++++ MATERIAL TO PROCESS ++++

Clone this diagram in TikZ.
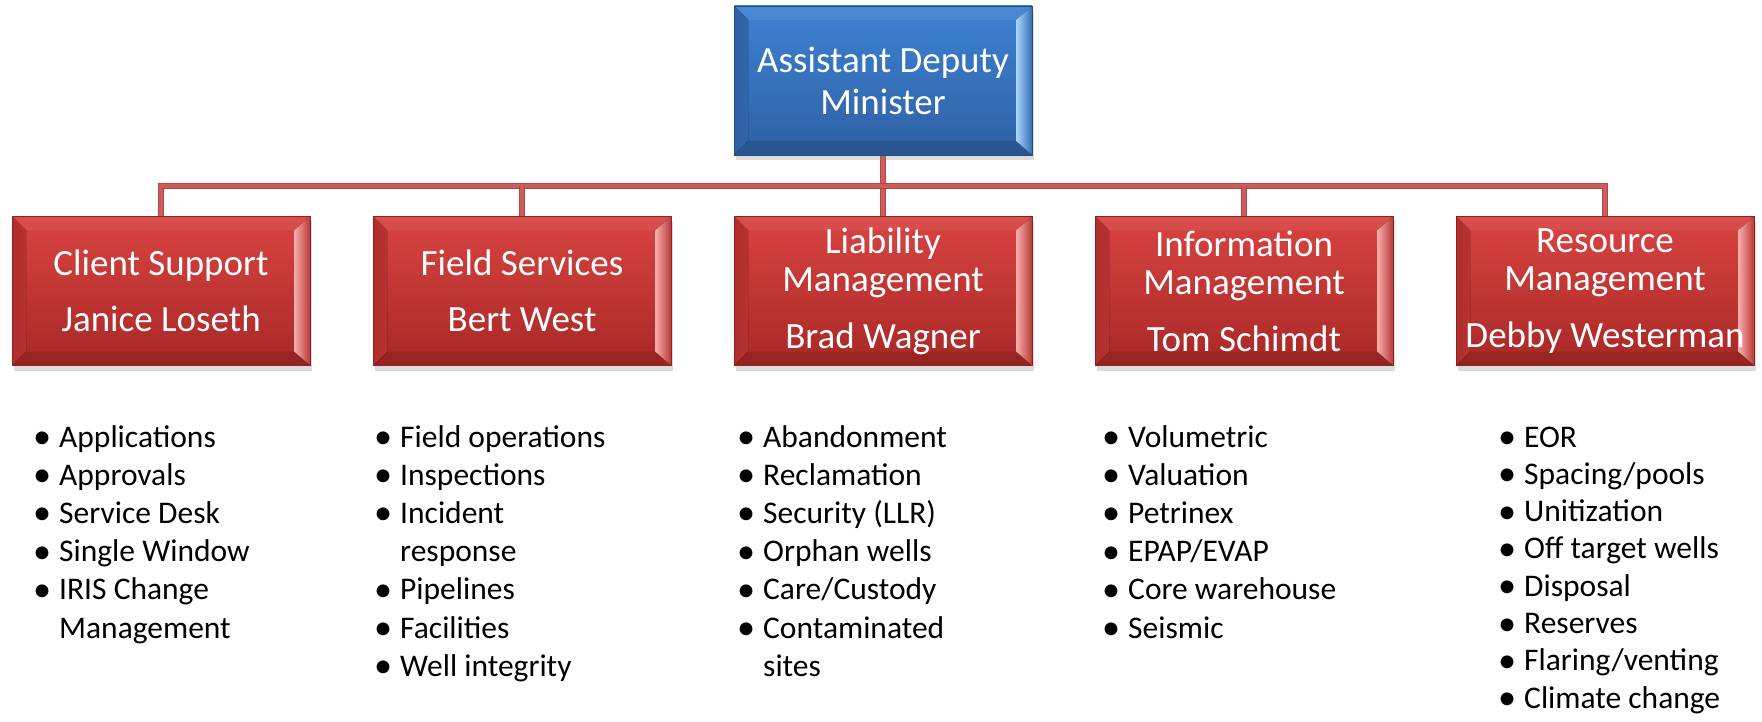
\documentclass[tikz,border=0pt]{standalone}
\usepackage{fontspec}
\setmainfont{Carlito}
\usetikzlibrary{shadows}
\pgfdeclarelayer{background}
\pgfsetlayers{background,main}
\definecolor{rtop}{RGB}{216,68,66}
\definecolor{rbot}{RGB}{168,40,38}
\definecolor{rdark}{RGB}{140,35,33}
\definecolor{rhiL}{RGB}{246,150,148}
\definecolor{rhiR}{RGB}{250,175,172}
\definecolor{btop}{RGB}{62,130,210}
\definecolor{bbot}{RGB}{46,96,165}
\definecolor{bdark}{RGB}{40,75,125}
\definecolor{bhiL}{RGB}{150,205,250}
\definecolor{bhiR}{RGB}{170,215,252}
\definecolor{connout}{RGB}{178,70,68}
\definecolor{connin}{RGB}{206,92,90}
\newcommand\bevelpic[4]{%
  \fill[left color=#1,right color=#2]
    (path picture bounding box.north west)
    -- ([shift={(14pt,-14pt)}]path picture bounding box.north west)
    -- ([shift={(14pt,14pt)}]path picture bounding box.south west)
    -- (path picture bounding box.south west) -- cycle;
  \fill[left color=#3,right color=#4]
    (path picture bounding box.north east)
    -- ([shift={(-16pt,-14pt)}]path picture bounding box.north east)
    -- ([shift={(-16pt,14pt)}]path picture bounding box.south east)
    -- (path picture bounding box.south east) -- cycle;
  \fill[black,opacity=.12]
    (path picture bounding box.south west)
    -- ([shift={(14pt,14pt)}]path picture bounding box.south west)
    -- ([shift={(-16pt,14pt)}]path picture bounding box.south east)
    -- (path picture bounding box.south east) -- cycle;
  \fill[white,opacity=.06]
    (path picture bounding box.north west)
    -- ([shift={(14pt,-14pt)}]path picture bounding box.north west)
    -- ([shift={(-16pt,-14pt)}]path picture bounding box.north east)
    -- (path picture bounding box.north east) -- cycle;
}
\newcommand\bul{\makebox[26pt][l]{\raisebox{-1.5pt}{\scalebox{1.15}{•}}}}
\begin{document}
\begin{tikzpicture}[x=1pt,y=-1pt,
  boxbase/.style={minimum width=298pt, minimum height=149pt, inner sep=0pt,
    align=center, text=white, line width=0.6pt,
    drop shadow={opacity=0.28, shadow xshift=2pt, shadow yshift=-5pt}},
  redbox/.style={boxbase, top color=rtop, bottom color=rbot, draw=rdark,
    font=\fontsize{37}{38}\selectfont,
    path picture={\bevelpic{rbot!80!rtop}{rhiL}{rhiR}{rtop!85!black}}},
  bluebox/.style={boxbase, top color=btop, bottom color=bbot, draw=bdark,
    font=\fontsize{37}{42}\selectfont,
    path picture={\bevelpic{bbot}{bhiL}{bhiR}{btop!85!black}}},
  conn/.style={draw=connout, line width=1.4pt, double=connin, double distance=3.6pt},
  listtxt/.style={inner sep=0pt, anchor=base west, text=black,
    font=\fontsize{31.5}{38.2}\selectfont},
  listtxtb/.style={listtxt, font=\fontsize{31.5}{37.3}\selectfont}
]
\useasboundingbox (0,0) rectangle (1762,722);

\node[bluebox] (adm) at (883,80.5) {Assistant Deputy\\Minister};

\node[redbox] (cs) at (161,291) {Client Support\\[18pt]Janice Loseth};
\node[redbox] (fs) at (522,291) {Field Services\\[18pt]Bert West};
\node[redbox] (lm) at (883,291) {Liability\\Management\\[19pt]Brad Wagner};
\node[redbox] (im) at (1244,291) {Information\\Management\\[19pt]Tom Schimdt};
\node[redbox] (rm) at (1605,291) {Resource\\Management\\[19pt]Debby Westerman};

\coordinate (bus) at (883,186);
\begin{pgfonlayer}{background}
\draw[conn] (adm.south) -- (lm.north);
\draw[conn] (cs.north) -- (cs.north |- bus) -- (rm.north |- bus) -- (rm.north);
\draw[conn] (fs.north) -- (fs.north |- bus);
\draw[conn] (im.north) -- (im.north |- bus);
\end{pgfonlayer}

\node[listtxt] (l1) at (33,447) {\begin{tabular}[t]{@{}l@{}l@{}}
\bul & Applications\\
\bul & Approvals\\
\bul & Service Desk\\
\bul & Single Window\\
\bul & IRIS Change\\
 & Management
\end{tabular}};

\node[listtxt] (l2) at (374,447) {\begin{tabular}[t]{@{}l@{}l@{}}
\bul & Field operations\\
\bul & Inspections\\
\bul & Incident\\
 & response\\
\bul & Pipelines\\
\bul & Facilities\\
\bul & Well integrity
\end{tabular}};

\node[listtxt] (l3) at (737,447) {\begin{tabular}[t]{@{}l@{}l@{}}
\bul & Abandonment\\
\bul & Reclamation\\
\bul & Security (LLR)\\
\bul & Orphan wells\\
\bul & Care/Custody\\
\bul & Contaminated\\
 & sites
\end{tabular}};

\node[listtxt] (l4) at (1102,447) {\begin{tabular}[t]{@{}l@{}l@{}}
\bul & Volumetric\\
\bul & Valuation\\
\bul & Petrinex\\
\bul & EPAP/EVAP\\
\bul & Core warehouse\\
\bul & Seismic
\end{tabular}};

\node[listtxtb] (l5) at (1498,447) {\begin{tabular}[t]{@{}l@{}l@{}}
\bul & EOR\\
\bul & Spacing/pools\\
\bul & Unitization\\
\bul & Off target wells\\
\bul & Disposal\\
\bul & Reserves\\
\bul & Flaring/venting\\
\bul & Climate change
\end{tabular}};
\end{tikzpicture}
\end{document}
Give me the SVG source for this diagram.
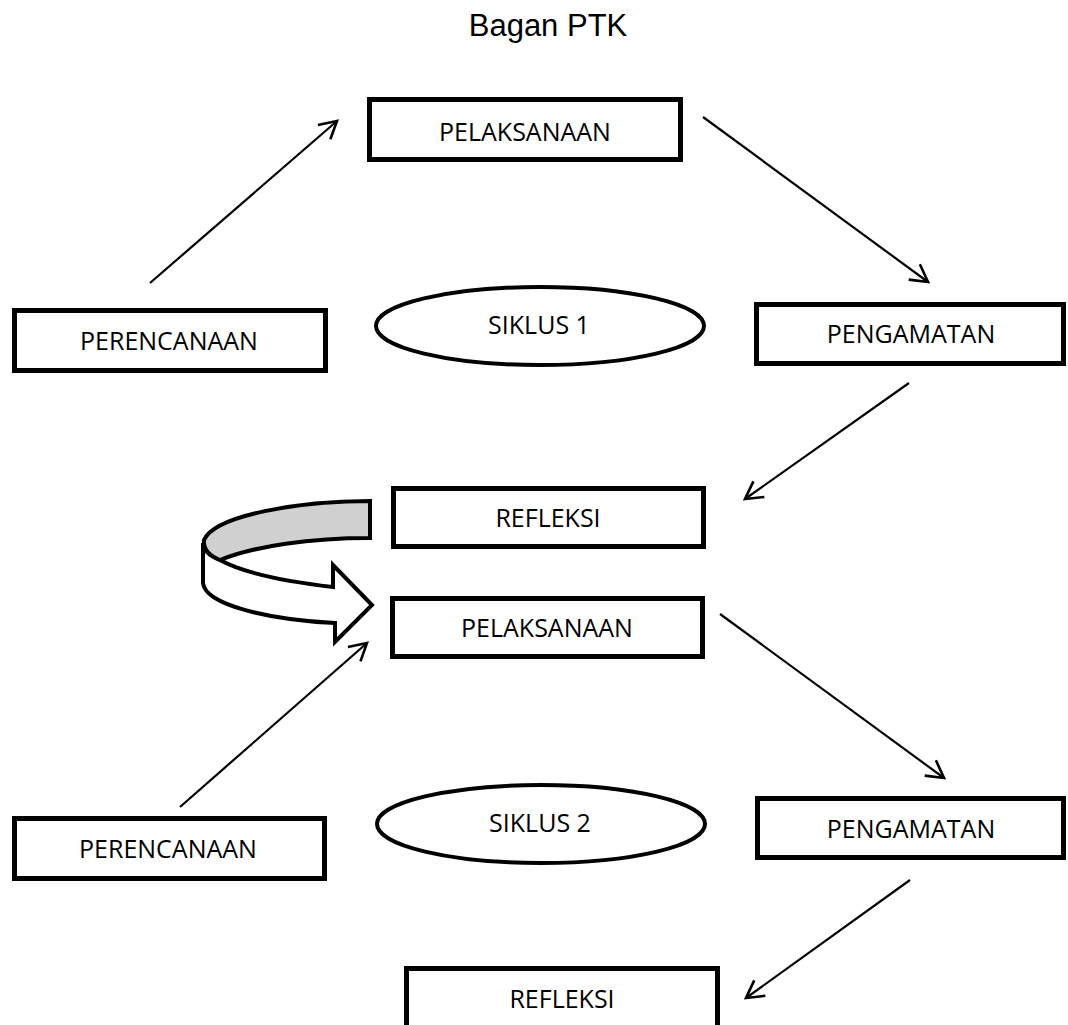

++++

EXERCISE TASK:
Quote every line word for word and keep the images out of the copy.

RESPONSE:
Clone this diagram in TikZ.
\documentclass[tikz,border=0pt]{standalone}
\usepackage{fontspec}
\setmainfont{Carlito}
\usetikzlibrary{shadows}
\pgfdeclarelayer{background}
\pgfsetlayers{background,main}
\definecolor{rtop}{RGB}{216,68,66}
\definecolor{rbot}{RGB}{168,40,38}
\definecolor{rdark}{RGB}{140,35,33}
\definecolor{rhiL}{RGB}{246,150,148}
\definecolor{rhiR}{RGB}{250,175,172}
\definecolor{btop}{RGB}{62,130,210}
\definecolor{bbot}{RGB}{46,96,165}
\definecolor{bdark}{RGB}{40,75,125}
\definecolor{bhiL}{RGB}{150,205,250}
\definecolor{bhiR}{RGB}{170,215,252}
\definecolor{connout}{RGB}{178,70,68}
\definecolor{connin}{RGB}{206,92,90}
\newcommand\bevelpic[4]{%
  \fill[left color=#1,right color=#2]
    (path picture bounding box.north west)
    -- ([shift={(14pt,-14pt)}]path picture bounding box.north west)
    -- ([shift={(14pt,14pt)}]path picture bounding box.south west)
    -- (path picture bounding box.south west) -- cycle;
  \fill[left color=#3,right color=#4]
    (path picture bounding box.north east)
    -- ([shift={(-16pt,-14pt)}]path picture bounding box.north east)
    -- ([shift={(-16pt,14pt)}]path picture bounding box.south east)
    -- (path picture bounding box.south east) -- cycle;
  \fill[black,opacity=.12]
    (path picture bounding box.south west)
    -- ([shift={(14pt,14pt)}]path picture bounding box.south west)
    -- ([shift={(-16pt,14pt)}]path picture bounding box.south east)
    -- (path picture bounding box.south east) -- cycle;
  \fill[white,opacity=.06]
    (path picture bounding box.north west)
    -- ([shift={(14pt,-14pt)}]path picture bounding box.north west)
    -- ([shift={(-16pt,-14pt)}]path picture bounding box.north east)
    -- (path picture bounding box.north east) -- cycle;
}
\newcommand\bul{\makebox[26pt][l]{\raisebox{-1.5pt}{\scalebox{1.15}{•}}}}
\begin{document}
\begin{tikzpicture}[x=1pt,y=-1pt,
  boxbase/.style={minimum width=298pt, minimum height=149pt, inner sep=0pt,
    align=center, text=white, line width=0.6pt,
    drop shadow={opacity=0.28, shadow xshift=2pt, shadow yshift=-5pt}},
  redbox/.style={boxbase, top color=rtop, bottom color=rbot, draw=rdark,
    font=\fontsize{37}{38}\selectfont,
    path picture={\bevelpic{rbot!80!rtop}{rhiL}{rhiR}{rtop!85!black}}},
  bluebox/.style={boxbase, top color=btop, bottom color=bbot, draw=bdark,
    font=\fontsize{37}{42}\selectfont,
    path picture={\bevelpic{bbot}{bhiL}{bhiR}{btop!85!black}}},
  conn/.style={draw=connout, line width=1.4pt, double=connin, double distance=3.6pt},
  listtxt/.style={inner sep=0pt, anchor=base west, text=black,
    font=\fontsize{31.5}{38.2}\selectfont},
  listtxtb/.style={listtxt, font=\fontsize{31.5}{37.3}\selectfont}
]
\useasboundingbox (0,0) rectangle (1762,722);

\node[bluebox] (adm) at (883,80.5) {Assistant Deputy\\Minister};

\node[redbox] (cs) at (161,291) {Client Support\\[18pt]Janice Loseth};
\node[redbox] (fs) at (522,291) {Field Services\\[18pt]Bert West};
\node[redbox] (lm) at (883,291) {Liability\\Management\\[19pt]Brad Wagner};
\node[redbox] (im) at (1244,291) {Information\\Management\\[19pt]Tom Schimdt};
\node[redbox] (rm) at (1605,291) {Resource\\Management\\[19pt]Debby Westerman};

\coordinate (bus) at (883,186);
\begin{pgfonlayer}{background}
\draw[conn] (adm.south) -- (lm.north);
\draw[conn] (cs.north) -- (cs.north |- bus) -- (rm.north |- bus) -- (rm.north);
\draw[conn] (fs.north) -- (fs.north |- bus);
\draw[conn] (im.north) -- (im.north |- bus);
\end{pgfonlayer}

\node[listtxt] (l1) at (33,447) {\begin{tabular}[t]{@{}l@{}l@{}}
\bul & Applications\\
\bul & Approvals\\
\bul & Service Desk\\
\bul & Single Window\\
\bul & IRIS Change\\
 & Management
\end{tabular}};

\node[listtxt] (l2) at (374,447) {\begin{tabular}[t]{@{}l@{}l@{}}
\bul & Field operations\\
\bul & Inspections\\
\bul & Incident\\
 & response\\
\bul & Pipelines\\
\bul & Facilities\\
\bul & Well integrity
\end{tabular}};

\node[listtxt] (l3) at (737,447) {\begin{tabular}[t]{@{}l@{}l@{}}
\bul & Abandonment\\
\bul & Reclamation\\
\bul & Security (LLR)\\
\bul & Orphan wells\\
\bul & Care/Custody\\
\bul & Contaminated\\
 & sites
\end{tabular}};

\node[listtxt] (l4) at (1102,447) {\begin{tabular}[t]{@{}l@{}l@{}}
\bul & Volumetric\\
\bul & Valuation\\
\bul & Petrinex\\
\bul & EPAP/EVAP\\
\bul & Core warehouse\\
\bul & Seismic
\end{tabular}};

\node[listtxtb] (l5) at (1498,447) {\begin{tabular}[t]{@{}l@{}l@{}}
\bul & EOR\\
\bul & Spacing/pools\\
\bul & Unitization\\
\bul & Off target wells\\
\bul & Disposal\\
\bul & Reserves\\
\bul & Flaring/venting\\
\bul & Climate change
\end{tabular}};
\end{tikzpicture}
\end{document}
Give me the SVG source for this diagram.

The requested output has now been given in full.